[Source code of charts]
════
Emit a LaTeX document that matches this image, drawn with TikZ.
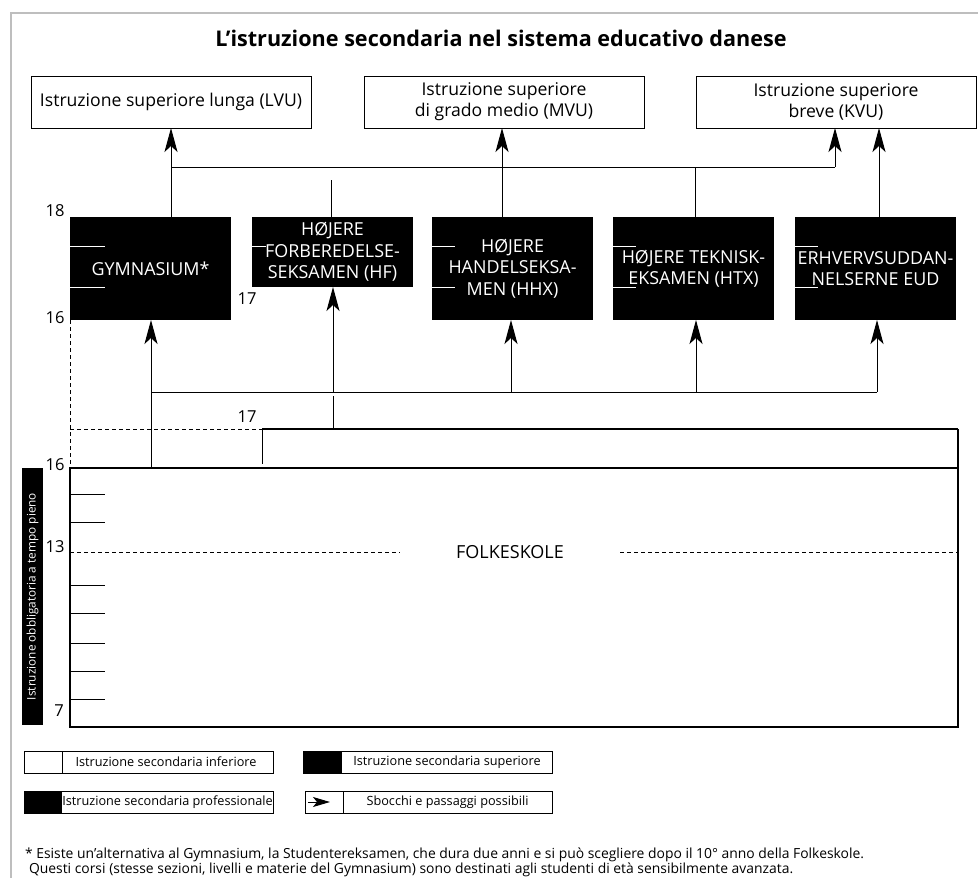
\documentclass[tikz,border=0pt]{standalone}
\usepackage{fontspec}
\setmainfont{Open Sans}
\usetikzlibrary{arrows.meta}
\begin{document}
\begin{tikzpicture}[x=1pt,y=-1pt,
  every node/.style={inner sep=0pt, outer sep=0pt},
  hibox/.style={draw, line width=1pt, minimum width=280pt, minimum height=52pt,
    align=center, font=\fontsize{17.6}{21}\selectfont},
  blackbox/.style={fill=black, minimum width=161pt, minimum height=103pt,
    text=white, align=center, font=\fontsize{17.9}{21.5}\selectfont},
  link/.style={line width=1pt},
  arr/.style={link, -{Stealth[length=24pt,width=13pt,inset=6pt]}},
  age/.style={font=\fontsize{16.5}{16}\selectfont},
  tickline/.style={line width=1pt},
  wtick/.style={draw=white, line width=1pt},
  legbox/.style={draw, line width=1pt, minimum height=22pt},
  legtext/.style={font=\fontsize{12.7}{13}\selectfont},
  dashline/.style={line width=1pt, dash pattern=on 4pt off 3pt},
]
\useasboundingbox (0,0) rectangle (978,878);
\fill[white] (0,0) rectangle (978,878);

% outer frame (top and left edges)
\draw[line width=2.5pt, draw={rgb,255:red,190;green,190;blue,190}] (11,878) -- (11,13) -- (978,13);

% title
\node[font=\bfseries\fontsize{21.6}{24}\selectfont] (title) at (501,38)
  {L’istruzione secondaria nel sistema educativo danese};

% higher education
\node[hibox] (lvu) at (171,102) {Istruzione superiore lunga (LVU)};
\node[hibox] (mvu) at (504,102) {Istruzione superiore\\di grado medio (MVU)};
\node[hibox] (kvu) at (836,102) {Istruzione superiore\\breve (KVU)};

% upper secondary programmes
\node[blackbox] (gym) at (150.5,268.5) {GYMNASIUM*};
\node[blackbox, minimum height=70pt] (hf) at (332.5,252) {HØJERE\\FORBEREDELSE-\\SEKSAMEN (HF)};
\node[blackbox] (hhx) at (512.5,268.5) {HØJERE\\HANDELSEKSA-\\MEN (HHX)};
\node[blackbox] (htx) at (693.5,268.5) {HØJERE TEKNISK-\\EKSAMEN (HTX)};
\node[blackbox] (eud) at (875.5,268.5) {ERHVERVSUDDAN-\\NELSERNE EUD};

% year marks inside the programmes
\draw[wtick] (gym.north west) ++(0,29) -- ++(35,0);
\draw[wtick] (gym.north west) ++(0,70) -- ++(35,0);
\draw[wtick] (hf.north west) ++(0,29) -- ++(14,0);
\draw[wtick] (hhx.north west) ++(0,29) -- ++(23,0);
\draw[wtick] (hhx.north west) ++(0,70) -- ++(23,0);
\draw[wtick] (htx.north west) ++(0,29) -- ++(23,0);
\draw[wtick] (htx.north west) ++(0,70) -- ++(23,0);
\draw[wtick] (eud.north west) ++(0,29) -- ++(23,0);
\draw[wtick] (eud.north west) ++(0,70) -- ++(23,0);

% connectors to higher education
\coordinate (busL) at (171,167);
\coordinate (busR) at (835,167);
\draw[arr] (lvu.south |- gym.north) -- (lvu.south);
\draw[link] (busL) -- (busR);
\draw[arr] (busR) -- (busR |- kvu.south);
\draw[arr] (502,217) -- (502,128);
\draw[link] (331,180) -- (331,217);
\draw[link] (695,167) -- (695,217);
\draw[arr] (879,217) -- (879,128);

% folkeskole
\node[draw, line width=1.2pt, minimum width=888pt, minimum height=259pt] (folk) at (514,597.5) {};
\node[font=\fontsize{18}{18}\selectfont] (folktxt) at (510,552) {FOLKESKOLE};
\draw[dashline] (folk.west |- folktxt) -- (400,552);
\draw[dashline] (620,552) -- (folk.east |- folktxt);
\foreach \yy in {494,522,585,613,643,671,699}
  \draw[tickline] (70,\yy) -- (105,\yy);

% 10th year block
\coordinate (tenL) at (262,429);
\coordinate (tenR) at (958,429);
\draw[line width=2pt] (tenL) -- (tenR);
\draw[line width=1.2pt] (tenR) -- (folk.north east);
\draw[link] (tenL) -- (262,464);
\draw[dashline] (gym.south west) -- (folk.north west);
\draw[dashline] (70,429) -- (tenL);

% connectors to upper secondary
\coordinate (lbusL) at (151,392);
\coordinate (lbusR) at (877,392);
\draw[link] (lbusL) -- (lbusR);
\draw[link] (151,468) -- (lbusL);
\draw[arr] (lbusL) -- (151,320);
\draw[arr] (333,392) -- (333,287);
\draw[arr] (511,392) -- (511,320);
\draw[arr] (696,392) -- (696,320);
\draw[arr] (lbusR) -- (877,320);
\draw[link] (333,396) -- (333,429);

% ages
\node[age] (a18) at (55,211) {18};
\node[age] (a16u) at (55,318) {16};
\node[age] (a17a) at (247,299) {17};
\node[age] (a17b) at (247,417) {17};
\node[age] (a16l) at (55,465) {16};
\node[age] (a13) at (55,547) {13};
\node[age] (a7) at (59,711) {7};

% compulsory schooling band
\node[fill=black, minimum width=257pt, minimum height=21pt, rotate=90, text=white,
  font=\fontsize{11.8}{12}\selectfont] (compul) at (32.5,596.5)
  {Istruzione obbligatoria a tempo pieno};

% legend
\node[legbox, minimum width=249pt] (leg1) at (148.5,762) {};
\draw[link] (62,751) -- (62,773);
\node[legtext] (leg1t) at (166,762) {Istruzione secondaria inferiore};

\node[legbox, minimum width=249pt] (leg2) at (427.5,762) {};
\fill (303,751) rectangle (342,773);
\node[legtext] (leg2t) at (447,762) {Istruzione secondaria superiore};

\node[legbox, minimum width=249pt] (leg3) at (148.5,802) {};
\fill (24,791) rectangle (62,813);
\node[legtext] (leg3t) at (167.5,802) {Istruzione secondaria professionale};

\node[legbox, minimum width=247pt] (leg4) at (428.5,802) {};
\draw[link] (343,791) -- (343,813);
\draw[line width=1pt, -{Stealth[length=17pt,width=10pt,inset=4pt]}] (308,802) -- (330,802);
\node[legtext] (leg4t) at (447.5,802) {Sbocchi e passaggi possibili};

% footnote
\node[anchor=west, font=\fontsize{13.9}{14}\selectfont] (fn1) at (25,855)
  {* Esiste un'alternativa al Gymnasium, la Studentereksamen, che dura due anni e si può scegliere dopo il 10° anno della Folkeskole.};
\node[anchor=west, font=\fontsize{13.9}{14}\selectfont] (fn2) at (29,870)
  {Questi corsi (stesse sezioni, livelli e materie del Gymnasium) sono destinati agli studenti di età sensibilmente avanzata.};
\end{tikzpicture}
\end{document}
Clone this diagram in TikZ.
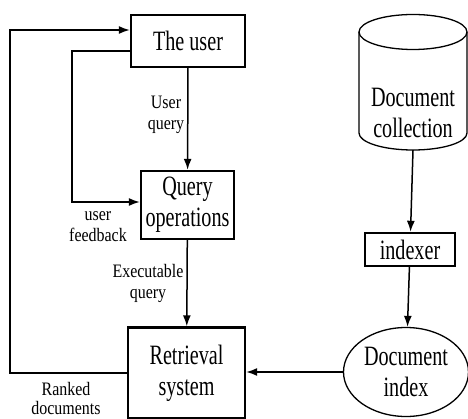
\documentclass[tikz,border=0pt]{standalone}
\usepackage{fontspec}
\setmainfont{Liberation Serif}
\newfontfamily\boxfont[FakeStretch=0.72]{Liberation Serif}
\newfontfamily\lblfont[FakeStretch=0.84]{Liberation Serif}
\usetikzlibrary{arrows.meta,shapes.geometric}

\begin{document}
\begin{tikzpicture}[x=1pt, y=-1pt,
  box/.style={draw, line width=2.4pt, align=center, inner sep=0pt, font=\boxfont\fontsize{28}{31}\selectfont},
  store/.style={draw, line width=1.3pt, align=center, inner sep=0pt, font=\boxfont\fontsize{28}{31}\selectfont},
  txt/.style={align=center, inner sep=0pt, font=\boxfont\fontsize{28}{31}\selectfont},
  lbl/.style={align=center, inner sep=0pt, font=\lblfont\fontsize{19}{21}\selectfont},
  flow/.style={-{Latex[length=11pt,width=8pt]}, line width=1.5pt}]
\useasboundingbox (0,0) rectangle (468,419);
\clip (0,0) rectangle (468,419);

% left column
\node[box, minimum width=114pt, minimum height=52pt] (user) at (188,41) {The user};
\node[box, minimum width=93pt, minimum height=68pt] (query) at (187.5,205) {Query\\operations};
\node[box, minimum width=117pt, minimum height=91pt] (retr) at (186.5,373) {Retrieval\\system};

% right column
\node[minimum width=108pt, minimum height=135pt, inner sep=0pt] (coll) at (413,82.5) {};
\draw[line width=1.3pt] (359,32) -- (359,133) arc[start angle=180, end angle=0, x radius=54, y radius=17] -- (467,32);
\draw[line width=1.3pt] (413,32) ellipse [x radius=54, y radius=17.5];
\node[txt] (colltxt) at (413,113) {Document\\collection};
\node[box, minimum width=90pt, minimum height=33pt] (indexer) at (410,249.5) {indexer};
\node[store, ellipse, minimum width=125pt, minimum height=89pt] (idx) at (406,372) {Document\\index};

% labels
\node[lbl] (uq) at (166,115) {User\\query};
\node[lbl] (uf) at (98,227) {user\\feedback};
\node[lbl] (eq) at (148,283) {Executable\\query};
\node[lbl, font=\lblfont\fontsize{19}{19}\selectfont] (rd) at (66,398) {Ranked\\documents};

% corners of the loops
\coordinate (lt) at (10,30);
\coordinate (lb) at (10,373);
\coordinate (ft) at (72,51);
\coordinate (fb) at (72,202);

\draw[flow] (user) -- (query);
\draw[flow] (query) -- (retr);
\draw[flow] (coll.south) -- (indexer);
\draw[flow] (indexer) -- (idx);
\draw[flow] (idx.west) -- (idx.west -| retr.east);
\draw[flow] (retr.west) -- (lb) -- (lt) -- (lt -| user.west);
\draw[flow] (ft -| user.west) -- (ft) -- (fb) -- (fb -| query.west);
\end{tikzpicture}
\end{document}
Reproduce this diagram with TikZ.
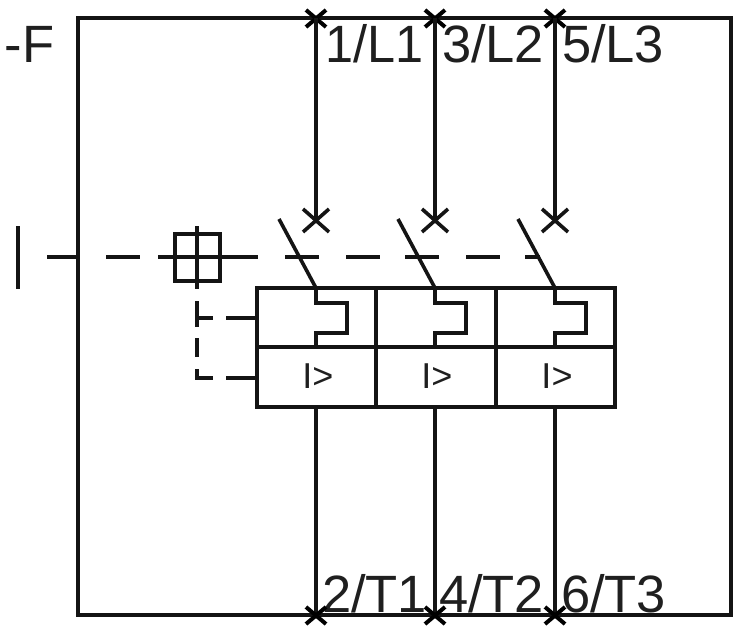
════
> **Objective**
A line counts if it holds the word "this". How many lines of the entries count? Give the number only.

> **Output of the task**
3